Comissão Nacional da Verdade: limites e contradições
No fim do primeiro ano do governo Dilma foi criada a Comissão Nacional da Verdade. Esse órgão, sem autonomia financeira e submetido ao gabinete da presidência, é composto por membros escolhidos diretamente pela presidente e tem a função de investigar os crimes cometidos pelo Estado no período compreendido entre 1964 e 1988, período em que perdurou a ditadura civil-militar brasileira. Entendida por muitos como um compromisso da presidenta com o seu passado militante e, mais além, com a pauta dos direitos humanos no Brasil, a Comissão tem inúmeras problemáticas e deve ser analisada dentro de um complexo jogo de interesses.
Há mais de 20 anos depois do que chamamos de ‘abertura democrática’, a história da ditadura civil-militar ainda está diluída no discurso de diversos setores da sociedade que têm leituras divergentes sobre o período e o impacto do regime no Estado democrático de direito. Ainda sem discurso oficial, o Estado brasileiro precisaria revirar os esquecidos arquivos do período da ditadura e, por exigência das Cortes, apresentar uma versão consolidada sobre o período perante a sociedade. A criação da Comissão veio, então, no sentido de adequar o Estado brasileiro à concepção de Estado imposta pelas Cortes, que possuem políticas rígidas contra modelos totalitários de governo.
De caráter estatal e não popular, a Comissão tem graves limitações. Sua composição é alheia à militância histórica dos movimentos sociais em torno das causas dos presos e torturados pelo regime: não aglutina, para além da formalidade, as intervenções da população em torno desse assunto polêmico. Para além disso, tem caráter explícito e declarado de “reconciliação nacional”. O projeto de lei de sua criação foi formatado em comum acordo com os chefes das Forças Armadas e, não só não pretende revisar a Lei da Anistia e punir os torturadores, como não tange o caráter civil da ditadura militar, deixando imaculadas tantas empresas e indústrias – relegando suas contribuições ativas ao regime militar ao esquecimento.

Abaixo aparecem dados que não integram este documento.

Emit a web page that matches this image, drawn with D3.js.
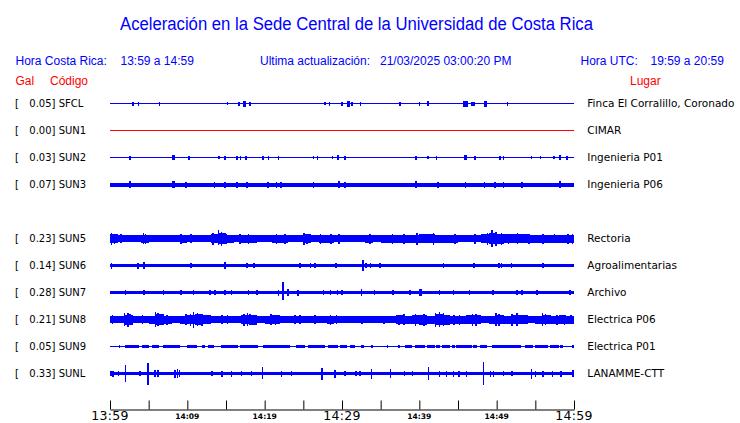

“Pela memória, verdade e justiça” – A Comissão abrange a memória de alguns, relativiza a verdade e simplesmente se abstém da justiça. Tamanha diplomacia com os setores militares abre margem para o fortalecimento e ameaça de insubordinação, tal como já ocorrido no governo Lula. A articulação de um movimento de criação de uma “comissão paralela” no Clube Naval sem medidas punitivas por parte do Ministério da Defesa comprova uma docilidade perigosa do governo com as Forças Armadas. E vai na contramão das reivindicações sociais em torno do assunto.
Esses limites todos não são inerentes à condição institucional da Comissão. Órgãos à imagem e semelhança da CNV foram criados em outros países sul-americanos e, como ocorrido na Argentina e no Uruguai, chegaram a condenar à prisão perpétua torturadores já bem idosos. A superficialidade das iniciativas governistas nessas questões expõe até onde se dá o comprometimento do governo Dilma com a causa histórica dos direitos humanos e os direitos democráticos no Brasil.
Se, por um lado, os governistas e os iludidos comemoram o ato de restituição simbólica dos mandatos dos deputados cassados à época da ditadura (1965, instituição do bipartidarismo no Brasil através do AI-2) por outro, a não intervenção nos conflitos no campo, a ação violenta da Marinha no Quilombo Rio dos Macacos, as repressões aos trabalhadores em greve nas obras do PAC e aos estudantes em mobilização nacional por melhores condições universitárias, e a promulgação da Lei Geral da Copa mostram que o estado de exceção não foi superado e não é exclusivo do passado. O modus operandi da polícia brasileira é herdeiro da ditadura bem como as repressões ao direito democrático de livre manifestação.
Enquanto todas essas práticas se perpetuarem livremente e os torturadores continuarem impunes, todo e qualquer órgão memorial será infrutífero para a sociedade de conjunto. Contra a criminalização dos que lutam hoje e os que resistiram no passado, em memória dos que tombaram por uma sociedade mais justa e igualitária, reivindiquemos uma história militante e construída na base dos movimentos sociais.